- Directed by: Georges Méliès
- Production company: Star Film Company
- Release date: May 1908;
- Country: France
- Language: Silent

= A Fake Diamond Swindler =

A Fake Diamond Swindler (L'Habit ne fait pas Lemoine ou Fabricant de diamants) is a 1908 French silent comedy film directed by Georges Méliès.

==Plot==
A fraudster is at work in his laboratory, where he pretends to make synthetic diamonds. He is visited by numerous angry customers who have discovered the deception, as well as by the president of a South African diamond mining company, who watches the fraudster at work and is presented with a diamond tie pin for his cravat. Policemen carry the fraudster off to trial, but during the mayhem of the court case, he upends his opponents and escapes through a window. A chase ensues before the fake diamond swindler is finally caught and imprisoned.

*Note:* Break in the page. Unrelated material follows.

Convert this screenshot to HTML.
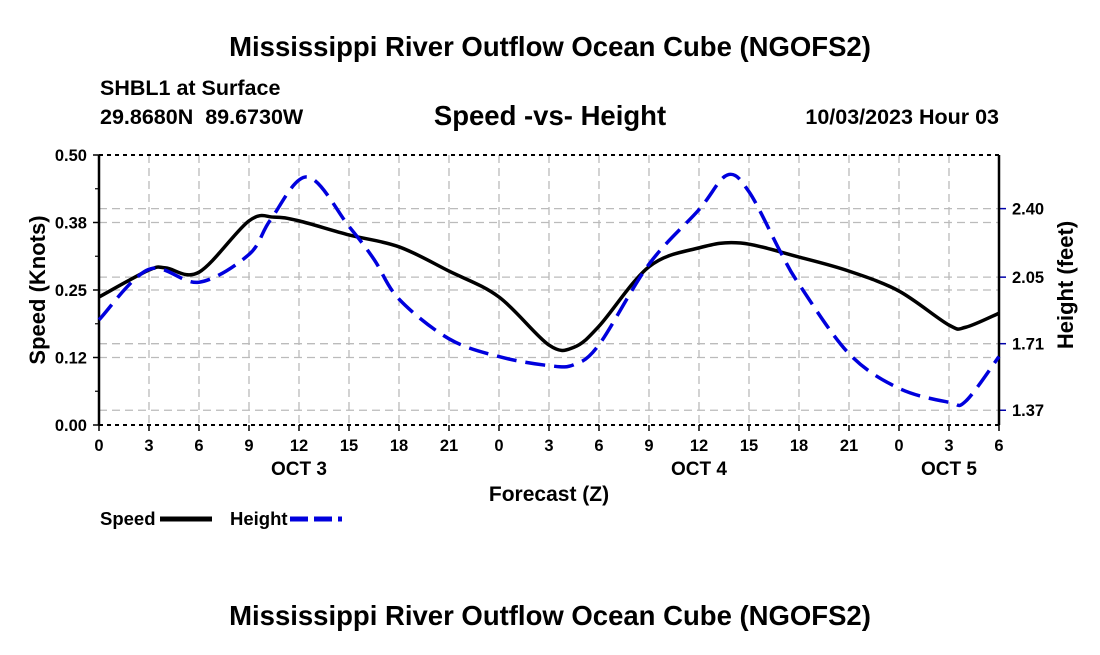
<!DOCTYPE html>
<html><head><meta charset="utf-8"><style>
body{margin:0;background:#fff;width:1100px;height:650px;overflow:hidden}
svg text{font-family:"Liberation Sans",Arial,sans-serif;font-weight:bold;fill:#000}
</style></head><body>
<svg id="chart" width="1100" height="650" xmlns="http://www.w3.org/2000/svg">
<text x="550" y="56" font-size="27.5" text-anchor="middle">Mississippi River Outflow Ocean Cube (NGOFS2)</text>
<text x="100" y="95" font-size="21.5">SHBL1 at Surface</text>
<text x="100" y="124" font-size="21.5" xml:space="preserve">29.8680N  89.6730W</text>
<text x="550" y="125" font-size="27.5" text-anchor="middle">Speed -vs- Height</text>
<text x="999" y="124" font-size="21.5" text-anchor="end">10/03/2023 Hour 03</text>
<g id="grid"></g>
<g id="axes"></g>
<g id="series"></g>
<text x="549" y="501" font-size="21" text-anchor="middle">Forecast (Z)</text>
<text transform="translate(45,290) rotate(-90)" font-size="22" text-anchor="middle">Speed (Knots)</text>
<text transform="translate(1073,285) rotate(-90)" font-size="22" text-anchor="middle">Height (feet)</text>
<g>
<text x="100" y="525" font-size="18.5">Speed</text>
<line x1="160" y1="519" x2="212" y2="519" stroke="#000" stroke-width="5"/>
<text x="230" y="525" font-size="18.5">Height</text>
<line x1="290" y1="519" x2="342" y2="519" stroke="#0000dd" stroke-width="5" stroke-dasharray="18,6"/>
</g>
<text x="550" y="625" font-size="27.5" text-anchor="middle">Mississippi River Outflow Ocean Cube (NGOFS2)</text>
</svg>
<script>
const xTickLabels=["0","3","6","9","12","15","18","21","0","3","6","9","12","15","18","21","0","3","6"];
const dayLabels=["OCT 3","OCT 4","OCT 5"];
const dayHours=[12,36,51];
const speedTicks=[0,0.125,0.25,0.375,0.5];
const speedTickLabels=["0.00","0.12","0.25","0.38","0.50"];
const heightTicks=[1.37,1.71,2.05,2.40];
const heightTickLabels=["1.37","1.71","2.05","2.40"];
const speedHours=[0,3,4,6,9,10.5,12,15,18,21,24,27,28.5,30,33,36,38.5,42,45,48,51,52,54];
const speedValues=[0.237,0.287,0.291,0.283,0.378,0.385,0.378,0.352,0.330,0.285,0.237,0.148,0.144,0.183,0.293,0.328,0.337,0.311,0.285,0.248,0.185,0.181,0.207];
const heightHours=[0,3,6,9,10.3,12.5,15,16.5,18,21,24,27,28.5,30,33,36,37.7,39,40.9,42,45,48,51,52,54];
const heightValues=[1.832,2.090,2.024,2.166,2.344,2.562,2.309,2.141,1.938,1.735,1.644,1.598,1.603,1.705,2.116,2.395,2.572,2.486,2.177,2.014,1.659,1.482,1.411,1.416,1.644];

const L=99,R=999,T=155,B=425,NS="http://www.w3.org/2000/svg";
const xS=h=>L+(h/54)*(R-L);
const yS=v=>B-(v/0.5)*(B-T);
const hMin=1.2946,hMax=2.674;
const yH=v=>B-(v-hMin)/(hMax-hMin)*(B-T);
function mk(tag,attrs,parent,text){const e=document.createElementNS(NS,tag);for(const k in attrs)e.setAttribute(k,attrs[k]);if(text!==undefined)e.textContent=text;parent.appendChild(e);return e;}
const grid=document.getElementById('grid'),axes=document.getElementById('axes'),series=document.getElementById('series');
const gs={stroke:"#bbb","stroke-width":1.3,"stroke-dasharray":"8,5"};
xTickLabels.forEach((t,i)=>{const x=xS(i*3);
 if(i>0&&i<18){const g=mk('line',Object.assign({x1:x,x2:x,y1:T,y2:B},gs),grid);
 
 }
 const tk=mk('line',{x1:x,x2:x,y1:B,y2:B+6,stroke:"#000","stroke-width":1.5},axes);
 
 
 const tl=mk('text',{x:x,y:451,"font-size":16.5,"text-anchor":"middle"},axes,t);
 
 
});
dayLabels.forEach((d,i)=>{const t=mk('text',{x:xS(dayHours[i]),y:475,"font-size":19,"text-anchor":"middle"},axes,d);
 
 });
speedTicks.forEach((v,i)=>{const y=yS(v);
 if(i>0&&i<4){const g=mk('line',Object.assign({x1:L,x2:R,y1:y,y2:y},gs),grid);
 
 }
 const tk=mk('line',{x1:L-6,x2:L,y1:y,y2:y,stroke:"#000","stroke-width":1.5},axes);
 
 
 const tl=mk('text',{x:L-12,y:y+6,"font-size":16.5,"text-anchor":"end"},axes,speedTickLabels[i]);
 
 
 if(i<4){const m=mk('line',{x1:L-4,x2:L,y1:yS(v+0.0625),y2:yS(v+0.0625),stroke:"#000","stroke-width":1.2},axes);
 
 }
});
heightTicks.forEach((v,i)=>{const y=yH(v);
 const g=mk('line',Object.assign({x1:L,x2:R,y1:y,y2:y},gs),grid);
 
 
 const tk=mk('line',{x1:R,x2:R+7,y1:y,y2:y,stroke:"#0000aa","stroke-width":1.5},axes);
 
 
 const tl=mk('text',{x:R+13,y:y+6,"font-size":16.5},axes,heightTickLabels[i]);
 
 
});
[[L,T,L,B,"left-axis",null],[R,T,R,B,"right-axis",null],[L,T,R,T,"top-axis","4,4"],[L,B,R,B,"bottom-axis","4,4"]].forEach(a=>{
 const o={x1:a[0],y1:a[1],x2:a[2],y2:a[3],stroke:"#000","stroke-width":a[5]?2:2.5};if(a[5])o["stroke-dasharray"]=a[5];
 const e=mk('line',o,axes);
 
 
});
function smoothPath(pts){let d=`M${pts[0][0]},${pts[0][1]}`;
 for(let i=0;i<pts.length-1;i++){const p0=pts[Math.max(0,i-1)],p1=pts[i],p2=pts[i+1],p3=pts[Math.min(pts.length-1,i+2)];
 d+=` C${p1[0]+(p2[0]-p0[0])/6},${p1[1]+(p2[1]-p0[1])/6} ${p2[0]-(p3[0]-p1[0])/6},${p2[1]-(p3[1]-p1[1])/6} ${p2[0]},${p2[1]}`;}
 return d;}
const sp=mk('path',{d:smoothPath(speedHours.map((h,i)=>[xS(h),yS(speedValues[i])])),fill:"none",stroke:"#000","stroke-width":3.5},series);


const hp=mk('path',{d:smoothPath(heightHours.map((h,i)=>[xS(h),yH(heightValues[i])])),fill:"none",stroke:"#0000dd","stroke-width":3.5,"stroke-dasharray":"20,9"},series);


</script>
</body></html>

==Production and release==
As the film historian Georges Sadoul noted, the film parodies the career of Henri Lemoine, an engineer who had conned the diamond merchant De Beers into believing he had invented a process for making synthetic diamonds.

A Fake Diamond Swindler was released by Méliès's Star Film Company and is numbered 1116–1123 in its catalogues, where it was advertised as a vue d'actualité satirique. The film is currently presumed lost.